Il est l'incarnation de la génération
« bling-bling ». Celle que Nicolas Sarkozy a porté aux
nues et au pouvoir. Devant la XIe chambre du tribunal correctionnel
de Paris, Boris Boillon n'a rien perdu de sa superbe. Costume chic
sur un corps musclé - dont chacun se souvient pour l'avoir vu en
slip de bain lorsqu'il était ambassadeur en Tunisie -, il se défend
avec arrogance, coupe la parole et multiplie les injonctions. « Je
suis un grand sportif, j'aime sortir de ma zone de confort »,
lance t-il au président du tribunal, Peimane Ghaleh-Marzban, qui lui
demande pourquoi il a quitté la fonction publique pour se lancer
dans le privé. En réalité, l'ancien conseiller diplomatique de
Nicolas Sarkozy a fui le quai d'Orsay à l'arrivée de François
Hollande. Celui qui a fait sienne la devise d'Henri Bergson « Il
faut agir en homme de pensée et penser en homme d'action »
craignait de végéter dans un placard.
Le voici donc businessman en Irak.
Pourquoi ce pays ? interroge le président. « Ma valeur
ajoutée est d'aller dans les endroits difficiles, de mériter le
salaire de la peur ». Sous la signature de sa nouvelle société,
Boris Boillon mentionne « ancien ambassadeur ». « Vous
avez beaucoup de mal avec la notion de conflit d'intérêt »,
le tacle le procureur de la République, qui dit ne pas comprendre
son rôle « nébuleux » en Irak. « Le commerce est
une autre façon de servir mon pays, j'aidais les entreprises à
s'implanter, explique celui qui maîtrise parfaitement l'arabe. En
2012, l'Irak sortait de la guerre civile, il fallait du pain et des
jeux pour le peuple. » A Nassiriya, dans le Sud du pays, il dit
aider à la construction d'un stade olympique de 30 000 places en
mettant en relation maîtres d’œuvre et intermédiaires locaux.

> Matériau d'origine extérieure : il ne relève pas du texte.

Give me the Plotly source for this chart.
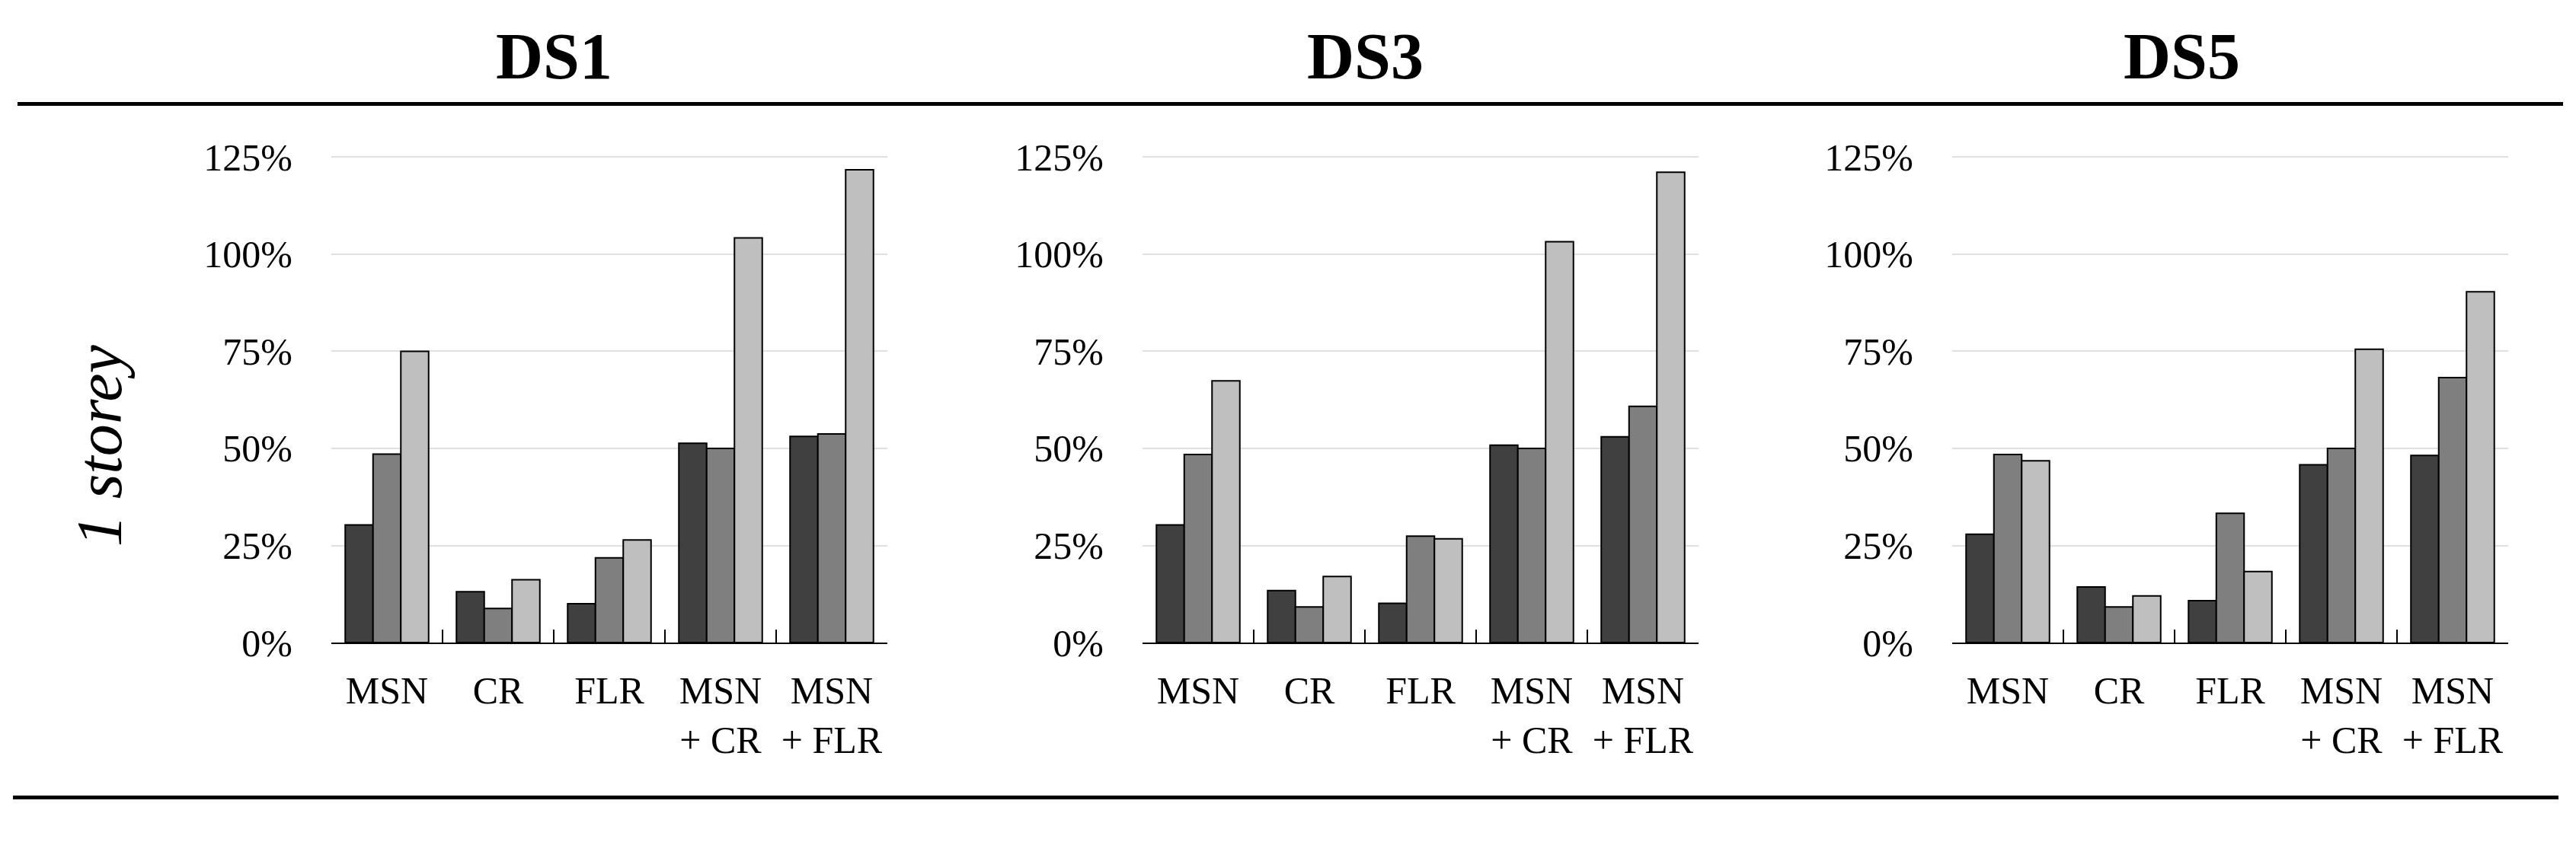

Mais pour Boris Boillon, tout s'écroule
le 31 juillet 2013, sur le quai numéro 8 de la Gare du Nord, alors
qu'il est sur le point d'embarquer dans un train pour Bruxelles. Aux
douaniers qui lui demandent s'il doit déclarer des sommes
supérieures à 10 000 euros, il répond « non ». La
fouille de son sac révèle pourtant 350 000 euros et 40 000 dollars
en billets de banque. Ses revenus gagnés à Nassiriya assure Boris
Boillon devant le tribunal en mettant en cause les défaillances du
système bancaires irakien où tout est payé en liquide. « Si
c'était à refaire, je le referai, je ne vois vraiment pas comment
j'aurais pu faire autrement ». L'ancien ambassadeur rapatrie
clandestinement cet argent par avion en France avant de le cacher
dans un studio parisien et même dans un trou creusé près de sa
cave. « Je me suis fait une montagne de cet acte simple :
mettre cet argent qui me brûlait les mains dans une banque. J'étais
comme une poule autour d'un couteau. »
Des « regrets nombrilistes »
pour le procureur de la République qui a requis hier matin 18 mois
de prison avec sursis assortis d'une interdiction d'exercer toute
fonction publique et commerciale pendant cinq ans. A la barre, Boris
Boillon a expliqué avoir cessé toute activité en Irak en septembre
2014 après l'arrivée de Daech. « Tout mes projets ont été
stoppés, une perte gigantesque pour moi. » Il a réintégré
le quai d'Orsay, où il effectue des missions diplomatiques
ponctuelles. Sur les rives de l'Euphrate, le stade de Nassiriya est
lui toujours en friche. Le chantier a été définitivement arrêté
en 2015, alors que 70% du bâtiment avait été construit.